I’ve felt everything that was happening, even when we were making the record. My producer Chris Coady is truly an angel. He’s not only a genius producer, he’s someone who can be with you when you’re in a fragile state, or when you’re in a vulnerable state. That’s why he’s so great.
Did he do anything in particular to help?
Part of it was that he was open to sharing with me a lot of his own experiences, and giving me a little more perspective. It made me feel more connected. The majority of making the record was just me and him. We brought in a drummer and bass player to play on certain portions of the record, but 95% of the record, I played. I do play drums and I do play bass, but specifically for this record, I wanted to have pros. I’m an amateur. So most of the record was me and Chris.
So his willingness to have conversations with me about everything I was going through was really great. Also there was just moments—like, one day I felt like I had a knot in my throat, like you have when you’ve been crying, or you feel like you’ve been crying. We were supposed to record vocals, and I couldn’t do it. I couldn’t sing. He was so understanding.
Does this album have a thesis statement?
“Nude Polaroids” for me is the song that summarizes the tone of the record. It summarizes the story of the record. My mom calls it “Naked Polaroids.” ‘I love that ‘Naked Polaroids’’ song! Nude! Nude is a softer word than naked.
So what does your mom think of the album?
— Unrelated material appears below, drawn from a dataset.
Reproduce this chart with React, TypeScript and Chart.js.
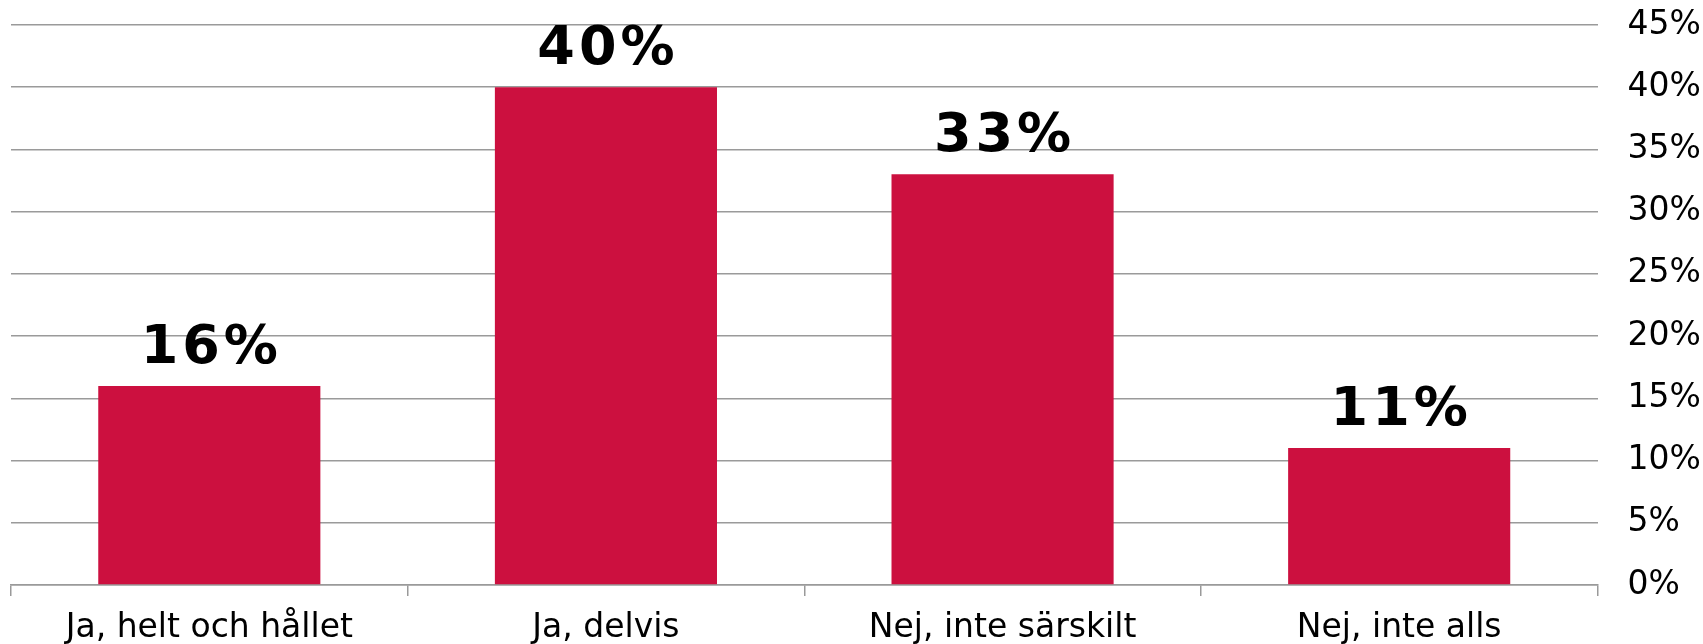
import React, { useEffect, useRef } from "react";
import { Chart, registerables } from "chart.js";

Chart.register(...registerables);

const categories = ["Ja, helt och hållet", "Ja, delvis", "Nej, inte särskilt", "Nej, inte alls"];
const values = [16, 40, 33, 11];
const valueLabels = ["16%", "40%", "33%", "11%"];
const yMax = 45;
const yStep = 5;

const FONT = "'DejaVu Sans', Verdana, sans-serif";
const BAR_COLOR = "#CC103F";
const GRID_COLOR = "#9a9a9a";

const dataLabelPlugin = {
  id: "dataLabels",
  afterDatasetsDraw(chart: any) {
    const ctx = chart.ctx;
    const meta = chart.getDatasetMeta(0);
    ctx.save();
    ctx.font = `bold 54px ${FONT}`;
    try {
      (ctx as any).letterSpacing = "4px";
    } catch (e) {}
    ctx.fillStyle = "#000";
    ctx.textAlign = "center";
    ctx.textBaseline = "alphabetic";
    meta.data.forEach((bar: any, i: number) => {
      ctx.fillText(valueLabels[i], bar.x + 2, bar.y - 23);
    });
    ctx.restore();
  },
};

export default function App() {
  const ref = useRef<HTMLCanvasElement>(null);
  useEffect(() => {
    document.body.style.margin = "0";
    const chart = new Chart(ref.current!, {
      type: "bar",
      data: {
        labels: categories,
        datasets: [
          {
            data: values,
            backgroundColor: BAR_COLOR,
            borderWidth: 0,
            categoryPercentage: 1,
            barPercentage: 0.56,
          },
        ],
      },
      plugins: [dataLabelPlugin],
      options: {
        animation: false,
        responsive: false,
        maintainAspectRatio: false,
        layout: { padding: { left: 11, top: 25, right: 0, bottom: 0 } },
        plugins: { legend: { display: false }, tooltip: { enabled: false } },
        scales: {
          x: {
            grid: {
              drawOnChartArea: false,
              drawTicks: true,
              tickLength: 11,
              color: GRID_COLOR,
              lineWidth: 1.5,
            },
            border: { display: true, color: GRID_COLOR, width: 1.5 },
            ticks: {
              color: "#000",
              font: { family: FONT, size: 33 },
              padding: 13,
              maxRotation: 0,
            },
            afterFit: (s: any) => {
              s.height = 59;
              s.paddingLeft = 0;
              s.paddingRight = 0;
            },
          },
          y: {
            position: "right",
            min: 0,
            max: yMax,
            border: { display: false },
            grid: { color: GRID_COLOR, lineWidth: 1.5, drawTicks: false },
            ticks: {
              stepSize: yStep,
              color: "#000",
              font: { family: FONT, size: 33 },
              padding: 30,
              callback: (v: any) => `${v}%`,
            },
            afterFit: (s: any) => {
              s.width = 105.5;
              s.paddingTop = 0;
              s.paddingBottom = 0;
            },
          },
        },
      },
    });
    return () => chart.destroy();
  }, []);
  return (
    <div style={{ width: 1703, height: 644 }}>
      <canvas ref={ref} width={1703} height={644} style={{ display: "block" }} />
    </div>
  );
}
She loves it! She thinks that it’s ‘The One.’ Which is a sweet thing to say, considering it’ll be my eighth record over the course of various projects. I love hearing my mom’s perspective on my music career. One of my favorite moments with my mom and my music was when I went on tour with The Zombies. I was opening and playing solo. I thought, ‘If there were ever a tour that I would invite my mom to come with me on, it would be this.’ She loves The Zombies—that was her era. It was so funny, everything she looked at: The star with my name on the door, the catering era. She would look at me and say, ‘This is just like Almost Famous!’